I'm wondering if he bumped some other wires while installing the oil sender.
Kind of sounds like a yellow wire issue. That yellow wire is power hot, with key in run and start. It supplies power to the coil, alternator (I think), various relays and some of the gauges (oil gauge for one).
I had issues with this circuit once, EcoMike lead me down the right path. The brown wire at my ignition switch connector was cooking and melting the connector, the yellow wire circuit was part of the meltdown.
Anything is possible in my experience, some things more likely than others.
I had a fuel pump circuit doing what he describes, a connector pin was making bad contact, it would heat up and the pin would flex and the pump would stop, when it cooled back down again it would work.

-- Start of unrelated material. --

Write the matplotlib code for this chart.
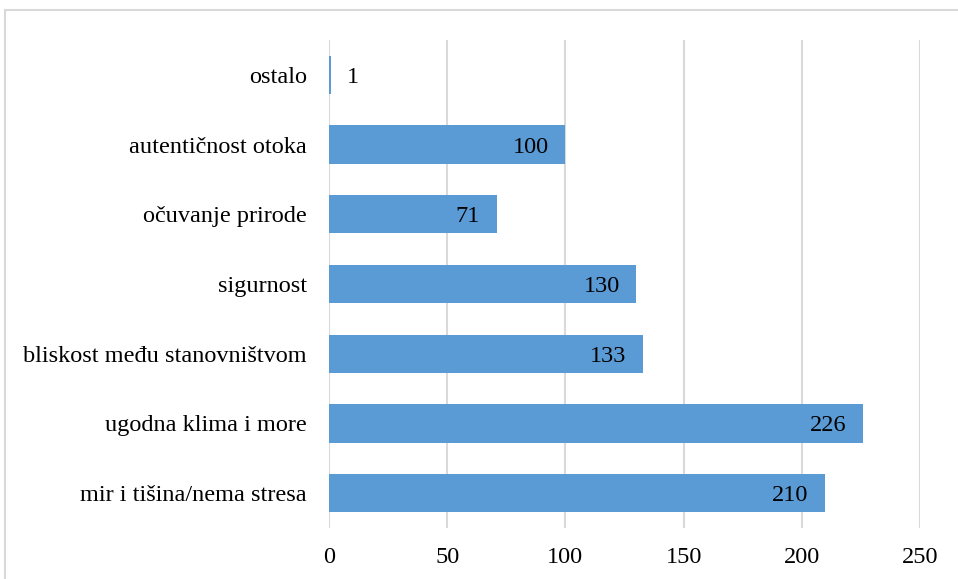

Double thinking this, the ignition switch seems unlikely or the fuel pump wouldn't work. More likely to be something farther down the yellow wire circuit, maybe near the ignition module and very near the oil sender, Maybe a bad splice or a wire metal fatigued under the insulation from vibration (which can be a beatch to find).
Two yellow wires going to the ignition module, the larger of the two is the power (yellow) wire. But his oil gauge problem leads me back to something under the dash, same yellow wire circuit supplies power to some of the gauges.
I must have spent a thousand hours troubleshooting Renix wiring and I'm actually pretty good at it. I learned how to troubleshoot wiring on M-60 main battle tanks (miles of wire) and UH 1 helicopters. I find Renix to be more difficult than tanks
not as bad as Helicopters. About the time you think you have seen it all, something new pops up.